A: Yes. Under the Securities Act, a registration statement properly filed without a delaying amendment would automatically become effective 20 calendar days after filing. The Shutdown Announcement notes, however, that issuers “should consider carefully the risks of this course of action and should evaluate their particular facts and circumstances before doing so. Factors to consider may include, but are not limited to, whether the company is Form S-3 eligible, whether it is a repeat issuer, whether the registration statement is subject to review, and whether significant unresolved staff comments remain outstanding.” Any issuers considering this approach are encouraged to contact the authors of this alert to discuss further.

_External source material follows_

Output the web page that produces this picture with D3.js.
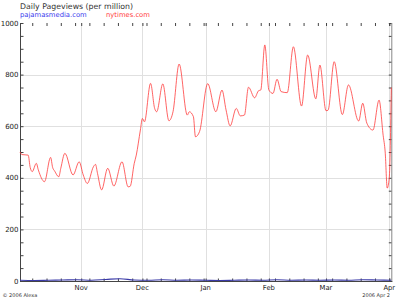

Interpretive Guidance & Rulemaking

  1. Q: Will it be possible to obtain answers from the SEC Staff to routine interpretive questions?

A: No. The SEC Shutdown Plan states that “non-emergency interpretive advice” will be discontinued.

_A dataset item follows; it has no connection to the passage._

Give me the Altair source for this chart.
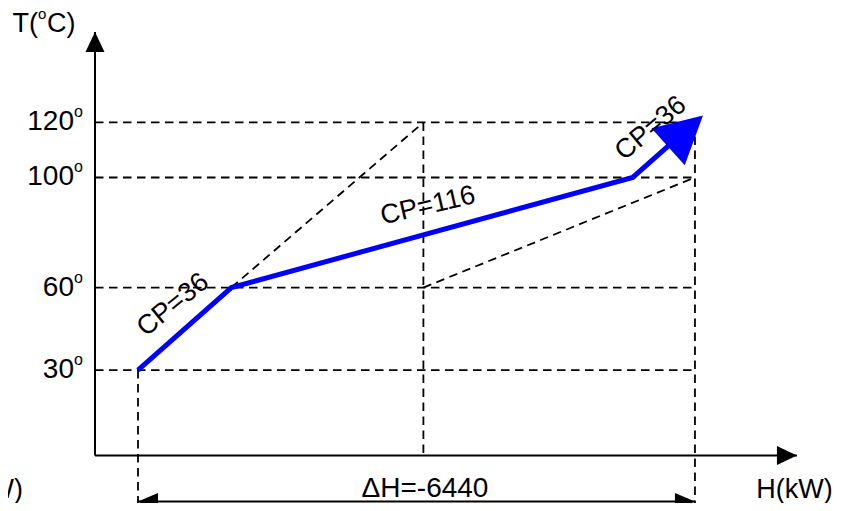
import altair as alt
import pandas as pd

# ---------------- data ----------------
# composite (hot) curve: enthalpy H (kW) vs temperature T (degC)
curve_H = [0, 1080, 5720, 6440]
curve_T = [30, 60, 100, 120]
cp_labels = ["CP=36", "CP=116", "CP=36"]

# temperature levels marked on the T axis
tick_T = [120, 100, 60, 30]
tick_labels = ["120", "100", "60", "30"]

# dashed guide segments (H1,T1) -> (H2,T2)
guide_H1 = [-497, -497, -497, -497, 0, 3300, 6440, 1080, 3300]
guide_T1 = [120, 100, 60, 30, 30, 120, 120, 60, 60]
guide_H2 = [6440, 6440, 6440, 6440, 0, 3300, 6440, 3300, 6440]
guide_T2 = [120, 100, 60, 30, -19, -1, -19, 120, 100]

# axis extents
axis_H = [-497, 7619]
axis_T = [-1, 152.9]

# enthalpy difference bar
dH_value = -6440
dH_span = [0, 6440]
dH_T = -17.8

# ---------------- styling ----------------
FONT = "Liberation Sans"
BLUE = "#0000ff"
xs = alt.Scale(domain=[-1503, 8117], nice=False, zero=False)
ys = alt.Scale(domain=[-18.3, 161.6], nice=False, zero=False)
X = lambda f: alt.X(f, type="quantitative", scale=xs, axis=None)
Y = lambda f: alt.Y(f, type="quantitative", scale=ys, axis=None)

ARROW_AX = "M0,0L-0.95,2L0.95,2Z"
ARROW_DH = "M0,0L-0.85,2L0.85,2Z"
ARROW_BLUE = "M0,0L-1.06,2L1.06,2Z"

layers = []

# dashed guides
guides = pd.DataFrame({"H1": guide_H1, "T1": guide_T1, "H2": guide_H2, "T2": guide_T2})
layers.append(
    alt.Chart(guides).mark_rule(color="black", strokeWidth=1.8, strokeDash=[8.5, 5.5]).encode(
        x=X("H1"), y=Y("T1"), x2="H2", y2="T2"
    )
)

# axes
axes = pd.DataFrame({
    "H1": [axis_H[0], axis_H[0]], "T1": [axis_T[0], axis_T[0]],
    "H2": [axis_H[0], axis_H[1]], "T2": [axis_T[1], axis_T[0]],
})
layers.append(
    alt.Chart(axes).mark_rule(color="black", strokeWidth=2).encode(
        x=X("H1"), y=Y("T1"), x2="H2", y2="T2"
    )
)
# axis arrowheads
ax_heads = pd.DataFrame({"H": [axis_H[0], axis_H[1]], "T": [axis_T[1], axis_T[0]], "a": [0, 90]})
layers.append(
    alt.Chart(ax_heads).mark_point(shape=ARROW_AX, size=400, filled=True, opacity=1,
                                   color="black", strokeWidth=0).encode(
        x=X("H"), y=Y("T"), angle=alt.Angle("a:Q", scale=None)
    )
)

# delta H double arrow
dh = pd.DataFrame({"H1": [dH_span[0]], "H2": [dH_span[1]], "T": [dH_T]})
layers.append(
    alt.Chart(dh).mark_rule(color="black", strokeWidth=2).encode(x=X("H1"), x2="H2", y=Y("T"))
)
dh_heads = pd.DataFrame({"H": dH_span, "T": [dH_T, dH_T], "a": [270, 90]})
layers.append(
    alt.Chart(dh_heads).mark_point(shape=ARROW_DH, size=400, filled=True, opacity=1,
                                   color="black", strokeWidth=0).encode(
        x=X("H"), y=Y("T"), angle=alt.Angle("a:Q", scale=None)
    )
)

# blue composite curve
curve = pd.DataFrame({"H": curve_H, "T": curve_T, "o": list(range(len(curve_H)))})
layers.append(
    alt.Chart(curve).mark_line(color=BLUE, strokeWidth=5, strokeJoin="miter").encode(
        x=X("H"), y=Y("T"), order="o:Q"
    )
)
end = pd.DataFrame({"H": [curve_H[-1]], "T": [curve_T[-1]]})
layers.append(
    alt.Chart(end).mark_point(shape=ARROW_BLUE, size=2200, filled=True, opacity=1, color=BLUE,
                              strokeWidth=0, angle=48, xOffset=8, yOffset=-7).encode(
        x=X("H"), y=Y("T")
    )
)

# tick labels with superscript degree "o"
ticks = pd.DataFrame({"H": [axis_H[0]] * len(tick_T), "T": tick_T, "lab": tick_labels})
layers.append(
    alt.Chart(ticks).mark_text(align="right", baseline="middle", dx=-21, fontSize=28,
                               font=FONT, color="black").encode(x=X("H"), y=Y("T"), text="lab:N")
)
layers.append(
    alt.Chart(ticks).mark_text(text="o", align="left", baseline="alphabetic", dx=-21, dy=-5,
                               fontSize=16, font=FONT, color="black").encode(x=X("H"), y=Y("T"))
)

# CP labels on segment midpoints
cp_style = [(321, 6, -26), (347, 2, -27), (320, 4, -25)]
for i, lab in enumerate(cp_labels):
    mid = pd.DataFrame({
        "H": [(curve_H[i] + curve_H[i + 1]) / 2],
        "T": [(curve_T[i] + curve_T[i + 1]) / 2],
        "lab": [lab],
    })
    ang, ddx, ddy = cp_style[i]
    layers.append(
        alt.Chart(mid).mark_text(align="center", baseline="middle", angle=ang, dx=ddx, dy=ddy,
                                 fontSize=27, font=FONT, color="black").encode(
            x=X("H"), y=Y("T"), text="lab:N"
        )
    )

# axis titles
top = pd.DataFrame({"H": [axis_H[0]], "T": [axis_T[1]]})
layers.append(alt.Chart(top).mark_text(text="T(", align="right", baseline="alphabetic", dx=-57,
                                       fontSize=27, font=FONT, color="black").encode(x=X("H"), y=Y("T")))
layers.append(alt.Chart(top).mark_text(text="o", align="left", baseline="alphabetic", dx=-57, dy=-13,
                                       fontSize=15, font=FONT, color="black").encode(x=X("H"), y=Y("T")))
layers.append(alt.Chart(top).mark_text(text="C)", align="left", baseline="alphabetic", dx=-48,
                                       fontSize=27, font=FONT, color="black").encode(x=X("H"), y=Y("T")))

xt = pd.DataFrame({"H": [axis_H[1], axis_H[0]], "T": [axis_T[0], axis_T[0]],
                   "al": ["H(kW)", "H(kW)"]})
layers.append(alt.Chart(xt.iloc[[0]]).mark_text(align="center", baseline="alphabetic", dx=-2.5, dy=43,
                                                fontSize=27, font=FONT, color="black").encode(
    x=X("H"), y=Y("T"), text="al:N"))
layers.append(alt.Chart(xt.iloc[[1]]).mark_text(align="right", baseline="alphabetic", dx=-72, dy=43,
                                                fontSize=27, font=FONT, color="black").encode(
    x=X("H"), y=Y("T"), text="al:N"))

# delta H label
dhl = pd.DataFrame({"H": [(dH_span[0] + dH_span[1]) / 2], "T": [dH_T], "lab": [f"\u0394H={dH_value}"]})
layers.append(alt.Chart(dhl).mark_text(align="center", baseline="alphabetic", dx=8.5, dy=-5,
                                       fontSize=28, font=FONT, color="black").encode(
    x=X("H"), y=Y("T"), text="lab:N"))

chart = alt.layer(*layers).properties(
    width=832, height=495, padding=0, autosize=alt.AutoSizeParams(type="none"),
    background="white",
).configure_view(stroke=None)

chart.save("out.html", embed_options={"renderer": "svg", "actions": False})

  1. Q: Will it be possible to obtain no-action relief from the Division of Corporation Finance?

A: No, including with regard to shareholder proposals. During an SEC shutdown, a company should make the submission required by Rule 14a-8(j) via email if it intends to exclude a shareholder proposal. The SEC Staff will not, however, respond until after the SEC shutdown ends. If the SEC shutdown is continuing at the time the company disseminates and files its definitive proxy statement, it would have to decide whether to exclude the proposal without the benefit of a no-action letter.

  1. Q: Will the SEC engage in any rulemaking activities during an SEC shutdown?

A: No. While the SEC will continue to accept comment letters on rule proposals and concept releases during a shutdown, the SEC will not engage in any non-emergency rulemaking and will not provide any non-emergency interpretive advice.

Miscellaneous

  1. Q: Will the SEC’s online database of stop orders remain available, and will it be updated in the event a stop order is issued?

A: Yes. The online database can be found here.

  1. Q: Will an SEC shutdown change what constitutes a “business day” for purposes of the Securities Act, Exchange Act or the SEC’s rules under those statutes?

A: No, except for purposes of certain rule-making notices filed by self-regulatory organizations (covered here).

This means, for example, that the “business day” count for purposes of Rule 430A, Rule 13e-3, Rule 13e¬4, Regulation 14D, Regulation 14E (including the 20 business day requirement of Rule 14e-1) and Regulation M will not be affected by a shutdown.